A inflação começa então a corroer os salários da população urbana das cidades do Rio de Janeiro e de Salvador. Além dos trabalhadores liberais, a crise alcançou os grandes proprietários de terras que viram seus custos aumentarem vertiginosamente. O cenário prosseguiu até quando o Banco do Brasil ficou próximo da falência, fazendo com que o governo interrompesse o pagamento dos salários dos soldados do exército.

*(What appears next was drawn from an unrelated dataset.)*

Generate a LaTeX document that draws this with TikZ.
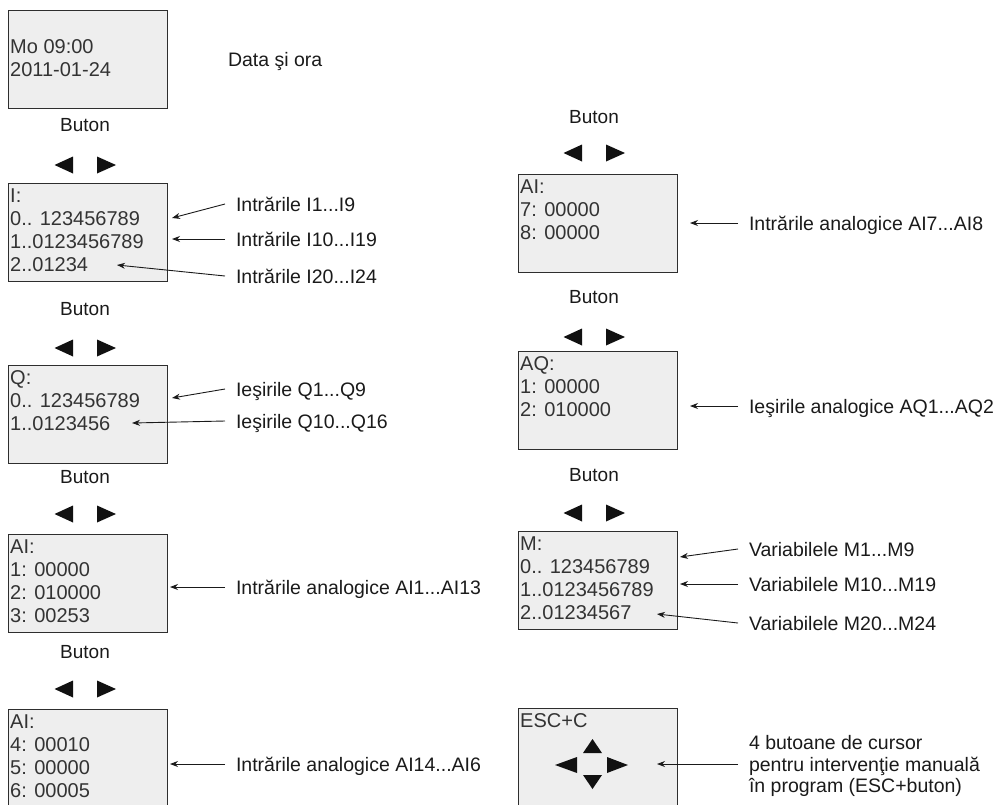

“Você tem uma crise fiscal por não fechar as contas, que se torna uma crise econômica – ao aumentar a inflação – e isso vira uma crise politica. Do outro lado, as pessoas observavam as revoluções liberais no mundo todo e sabiam da possibilidade de retirar os poderes do rei, depositá-los em um parlamento e construir uma constituição. A ideia era dar os direitos para aqueles eleitos pelo povo para pensar um orçamento, foi assim na Inglaterra”, detalha o autor.
A insatisfação por parte da população e das próprias elites brasileiras perdura mesmo após o retorno de D. João VI à Portugal e do fim do regime absolutista – ocorrido em 1820 com a eclosão da Revolução Liberal do Porto e instalação da Monarquia Constitucional Portuguesa.
“Depois que cai o absolutismo, os portugueses têm uma ambição de concentrar todo o poder em Portugal e os brasileiros não aceitam isso. Estava faltando dinheiro para todo mundo. Brasil e Portugal derrubaram o absolutismo no momento que faltavam recursos e brigaram por conta da parca riqueza e de como administrá-la”, diz Cariello.
D. Pedro I assume o trono, mas não consegue lidar com os problemas econômicos que penalizavam o Brasil. O país passava por um descontrole nas contas públicas, as relações conflituosas entre a corte e suas províncias, os gastos com funcionalismo público e privilégios a oligarcas, um sistema tributário desequilibrado e a profunda desavença com Portugal. O resultado de todas essas circunstâncias seria apenas um: a independência.
O autor do livro resume o evento e sua celebração da seguinte forma: “a independência do Brasil foi uma afirmação do poder do parlamento sobre o rei. Logo, devemos comemorar as leis, os mecanismos de freios e contrapesos, a harmonia entre os poderes”.